● GIVEN TASK:
Every line below is to be copied exactly, with the pictures left out.

-- START OF INFORMATION SUPPLIED --

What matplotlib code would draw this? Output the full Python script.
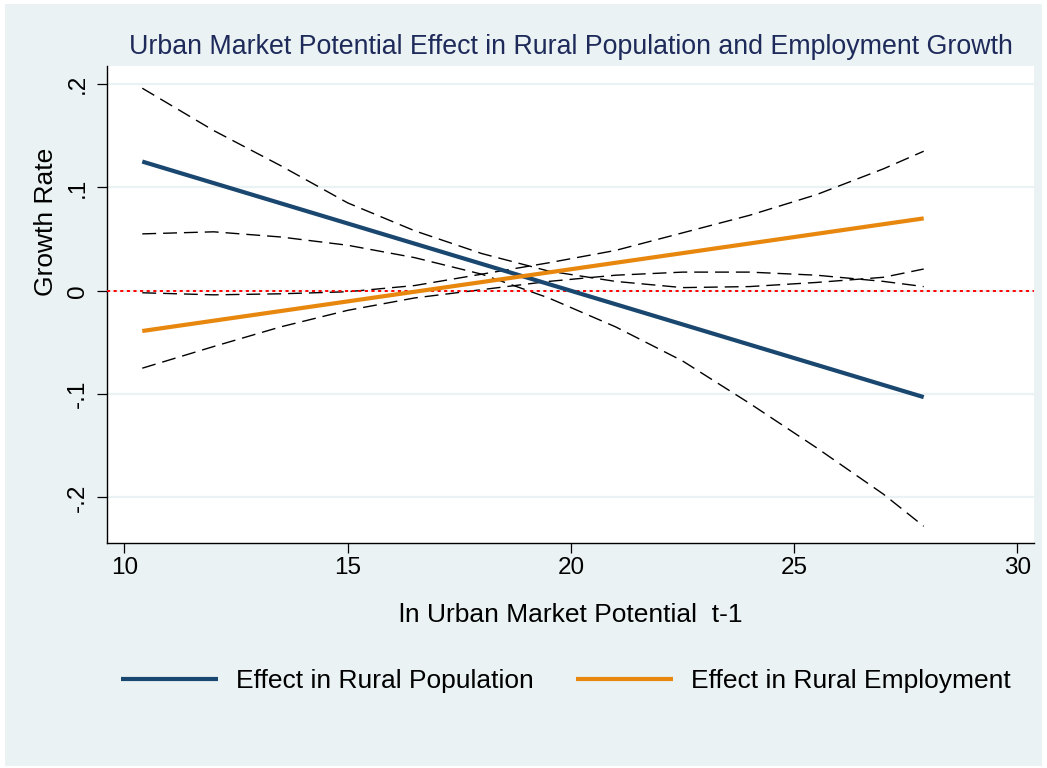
import numpy as np
import matplotlib
matplotlib.use('Agg')
import matplotlib.pyplot as plt
from matplotlib.patches import Rectangle

plt.rcParams['font.family'] = ['Liberation Sans', 'DejaVu Sans']

# point estimates (straight lines, end points)
x_ends = [10.4, 27.9]
pop_effect = [0.125, -0.103]
emp_effect = [-0.039, 0.070]

# confidence bands
x_ci = [10.4, 12, 13.5, 15, 16.5, 18, 19.5, 21, 22.5, 24, 25.5, 27, 27.9]
pop_upper = [0.196, 0.155, 0.121, 0.085, 0.058, 0.036, 0.019, 0.009, 0.003, 0.004, 0.008, 0.013, 0.021]
pop_lower = [0.055, 0.057, 0.052, 0.044, 0.032, 0.016, -0.007, -0.035, -0.068, -0.109, -0.152, -0.197, -0.228]
emp_upper = [-0.002, -0.004, -0.003, -0.001, 0.005, 0.016, 0.027, 0.039, 0.056, 0.073, 0.093, 0.118, 0.135]
emp_lower = [-0.075, -0.054, -0.035, -0.019, -0.007, 0.001, 0.009, 0.015, 0.018, 0.018, 0.015, 0.009, 0.004]

xticks = [10, 15, 20, 25, 30]
yticks = [0.2, 0.1, 0, -0.1, -0.2]
ytick_labels = ['.2', '.1', '0', '-.1', '-.2']

bg = '#EAF2F3'
blue = '#1A476F'
orange = '#E8870E'

fig = plt.figure(figsize=(10.47, 7.68), dpi=100)
fig.patch.set_facecolor('white')
fig.add_artist(Rectangle((5 / 1047, 2 / 768), 1037 / 1047, 762 / 768,
                         transform=fig.transFigure, facecolor=bg, edgecolor='none', zorder=0))

ax = fig.add_axes([107 / 1047, 1 - 543 / 768, (1034 - 107) / 1047, (543 - 66) / 768])
ax.set_facecolor('white')

for yv in yticks:
    ax.axhline(yv, color=bg, lw=1.6, zorder=1)

dash = (0, (10, 5))
for band in [pop_upper, pop_lower, emp_upper, emp_lower]:
    ax.plot(x_ci, band, color='black', lw=1.0, linestyle=dash, zorder=2)

ax.axhline(0, color='red', lw=1.4, linestyle=(0, (1.6, 1.8)), zorder=3)

l1, = ax.plot(x_ends, pop_effect, color=blue, lw=3.0, solid_capstyle='butt', zorder=4,
              label='Effect in Rural Population')
l2, = ax.plot(x_ends, emp_effect, color=orange, lw=3.0, solid_capstyle='butt', zorder=4,
              label='Effect in Rural Employment')

ax.set_xlim(9.61, 30.37)
ax.set_ylim(-0.2442, 0.2175)
ax.set_xticks(xticks)
ax.set_xticklabels([str(t) for t in xticks], fontsize=17.5)
ax.set_yticks(yticks)
ax.set_yticklabels(ytick_labels, fontsize=17.5, rotation=90, va='center')
ax.tick_params(axis='both', direction='out', length=7, width=0.9, color='black')
ax.tick_params(axis='x', pad=3)
ax.tick_params(axis='y', pad=6)

for side in ['top', 'right']:
    ax.spines[side].set_visible(False)
for side in ['left', 'bottom']:
    ax.spines[side].set_linewidth(1.0)
    ax.spines[side].set_color('black')

ax.set_title('Urban Market Potential Effect in Rural Population and Employment Growth',
             fontsize=19.3, color='#1E2A5A', pad=9)
ax.set_xlabel('ln Urban Market Potential  t-1', fontsize=19, labelpad=17)
fig.text(46 / 1047, 1 - 222 / 768, 'Growth Rate', rotation=90, fontsize=19,
         ha='center', va='center')

fig.legend(handles=[l1, l2], loc='center', bbox_to_anchor=(566 / 1047, 1 - 681 / 768),
           ncol=2, frameon=False, fontsize=19, handlelength=3.67, handletextpad=0.68,
           columnspacing=1.6)

fig.savefig('out.png', dpi=100, facecolor=fig.get_facecolor())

-- END OF INFORMATION SUPPLIED --

● THE COMPLETED TASK:
What matplotlib code would draw this? Output the full Python script.
import numpy as np
import matplotlib
matplotlib.use('Agg')
import matplotlib.pyplot as plt
from matplotlib.patches import Rectangle

plt.rcParams['font.family'] = ['Liberation Sans', 'DejaVu Sans']

# point estimates (straight lines, end points)
x_ends = [10.4, 27.9]
pop_effect = [0.125, -0.103]
emp_effect = [-0.039, 0.070]

# confidence bands
x_ci = [10.4, 12, 13.5, 15, 16.5, 18, 19.5, 21, 22.5, 24, 25.5, 27, 27.9]
pop_upper = [0.196, 0.155, 0.121, 0.085, 0.058, 0.036, 0.019, 0.009, 0.003, 0.004, 0.008, 0.013, 0.021]
pop_lower = [0.055, 0.057, 0.052, 0.044, 0.032, 0.016, -0.007, -0.035, -0.068, -0.109, -0.152, -0.197, -0.228]
emp_upper = [-0.002, -0.004, -0.003, -0.001, 0.005, 0.016, 0.027, 0.039, 0.056, 0.073, 0.093, 0.118, 0.135]
emp_lower = [-0.075, -0.054, -0.035, -0.019, -0.007, 0.001, 0.009, 0.015, 0.018, 0.018, 0.015, 0.009, 0.004]

xticks = [10, 15, 20, 25, 30]
yticks = [0.2, 0.1, 0, -0.1, -0.2]
ytick_labels = ['.2', '.1', '0', '-.1', '-.2']

bg = '#EAF2F3'
blue = '#1A476F'
orange = '#E8870E'

fig = plt.figure(figsize=(10.47, 7.68), dpi=100)
fig.patch.set_facecolor('white')
fig.add_artist(Rectangle((5 / 1047, 2 / 768), 1037 / 1047, 762 / 768,
                         transform=fig.transFigure, facecolor=bg, edgecolor='none', zorder=0))

ax = fig.add_axes([107 / 1047, 1 - 543 / 768, (1034 - 107) / 1047, (543 - 66) / 768])
ax.set_facecolor('white')

for yv in yticks:
    ax.axhline(yv, color=bg, lw=1.6, zorder=1)

dash = (0, (10, 5))
for band in [pop_upper, pop_lower, emp_upper, emp_lower]:
    ax.plot(x_ci, band, color='black', lw=1.0, linestyle=dash, zorder=2)

ax.axhline(0, color='red', lw=1.4, linestyle=(0, (1.6, 1.8)), zorder=3)

l1, = ax.plot(x_ends, pop_effect, color=blue, lw=3.0, solid_capstyle='butt', zorder=4,
              label='Effect in Rural Population')
l2, = ax.plot(x_ends, emp_effect, color=orange, lw=3.0, solid_capstyle='butt', zorder=4,
              label='Effect in Rural Employment')

ax.set_xlim(9.61, 30.37)
ax.set_ylim(-0.2442, 0.2175)
ax.set_xticks(xticks)
ax.set_xticklabels([str(t) for t in xticks], fontsize=17.5)
ax.set_yticks(yticks)
ax.set_yticklabels(ytick_labels, fontsize=17.5, rotation=90, va='center')
ax.tick_params(axis='both', direction='out', length=7, width=0.9, color='black')
ax.tick_params(axis='x', pad=3)
ax.tick_params(axis='y', pad=6)

for side in ['top', 'right']:
    ax.spines[side].set_visible(False)
for side in ['left', 'bottom']:
    ax.spines[side].set_linewidth(1.0)
    ax.spines[side].set_color('black')

ax.set_title('Urban Market Potential Effect in Rural Population and Employment Growth',
             fontsize=19.3, color='#1E2A5A', pad=9)
ax.set_xlabel('ln Urban Market Potential  t-1', fontsize=19, labelpad=17)
fig.text(46 / 1047, 1 - 222 / 768, 'Growth Rate', rotation=90, fontsize=19,
         ha='center', va='center')

fig.legend(handles=[l1, l2], loc='center', bbox_to_anchor=(566 / 1047, 1 - 681 / 768),
           ncol=2, frameon=False, fontsize=19, handlelength=3.67, handletextpad=0.68,
           columnspacing=1.6)

fig.savefig('out.png', dpi=100, facecolor=fig.get_facecolor())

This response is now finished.